Gina: All Star! That’s awesome. He must be so thrilled! Enjoy the game, the grilling and the homegrown kale. I’m pretty jealous about that last one!
What We’re Talking About: Last Days of School and 7th Grade
So, how did this happen?
I’m not one for sentimentalizing, but this year’s last day of school got me all choked up. Maybe it’s because Noah being a 7th grader now makes him seem so grown up–even though 6th grade was supposed to be the milestone because it marked, technically anyway, the transition to middle school. The truth is his past year of 6th grade didn’t seem all that different than 5th…Noah still had a homeroom group that he moved through the day with and his teachers still sent homework reminders to parents and, well, 6th grade is still part of elementary schools in some school districts around here. 7th grade, though…SEVENTH GRADE…now THIS seems like real change. At an annual end-of-school-water-gun-and-slip-and-slide party yesterday I was chatting with some other parents and we got to wondering if this was the Last Year that our boys would want to get together and run around in their shorts whooping and giggling and spraying each other with water. Already the girls had decided it wasn’t an activity for them anymore (for the first year since kindergarten not one of them showed up). We heard they had decamped for a day of more grown up activities…I don’t know: hair braiding and talking about fashion? But…we pondered aloud, by next year will our boys be reluctant to be so obvious in their joy, too? How about in their affection for one another? By next summer will they have fractured into small cliques, playing video games in a dark basement or wandering around the river’s edge all surly and mute?

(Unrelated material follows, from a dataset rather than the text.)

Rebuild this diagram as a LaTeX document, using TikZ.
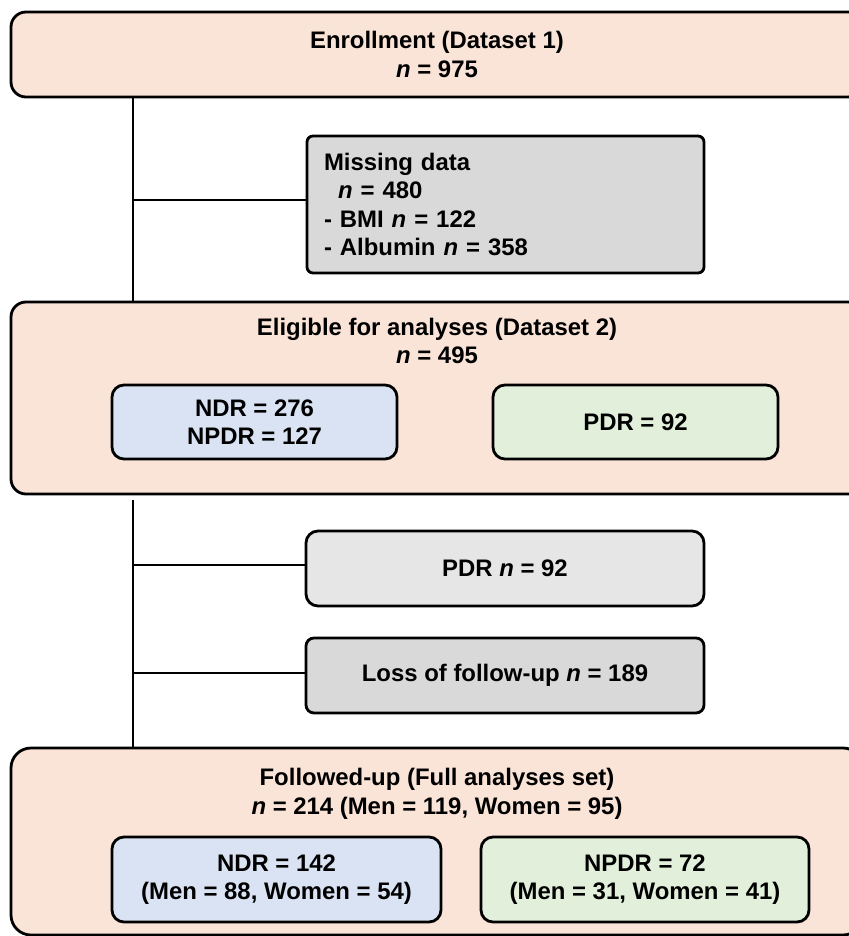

One of the dads at the party–a sweet, soulful, retired NYPD officer–was teary at the very thought of it. As the father of two older boys, in addition to his now 7th grader, he knows all too well that a parent cannot, despite his most fervent wishes, halt time’s relentless march. It seems silly, we all agreed, to get misty-eyed over something that is really cause for celebration. In this case, the healthy development and growth of these divine beings who we’ve been feeding and loving and urging forward since the moment they tumbled into our lives.
“I guess I just wish we had a few more kids,” the father/sage chuckled as he gazed over the field of half-naked adolescents, their skin still, for a few more fleeting months anyway, as hairless and slick as a newborn’s. “But I guess no matter how many there were, I’d have to get used to saying goodbye eventually.”
At his utterance of that word goodbye, a word that had been dangling on each one of our tongues as we thought about all the little goodbyes of seventh grade that would eventually, inevitably, on one similarly hot and humid June afternoon like this in the far but not so distant future, give way to the big goodbye of high school, we took in a collective short breath.
I think I’m still holding mine.
Gina: Wwwwwaaaaaaaaaaaaaahhhhhhhhhhhhhhhhhhhh! I see these small changes happening here too, and try to avoid thinking about what will happen when all of these small changes are piled up together. Who will I be facing at that moment? Will I recognize the 11 year old boy that lives with me now in the 18 year old face that will be here before I know it? Even now, as I think of describing to you some of the evolution that I’m witnessing, I’m stopped by thoughts of invading the privacy of a young man who maybe doesn’t want his mother talking about some of the recent conversations we’ve had or experiences he’s had, or the kinds of questions he’s asking. Makes me even more thankful for the slower days of summer!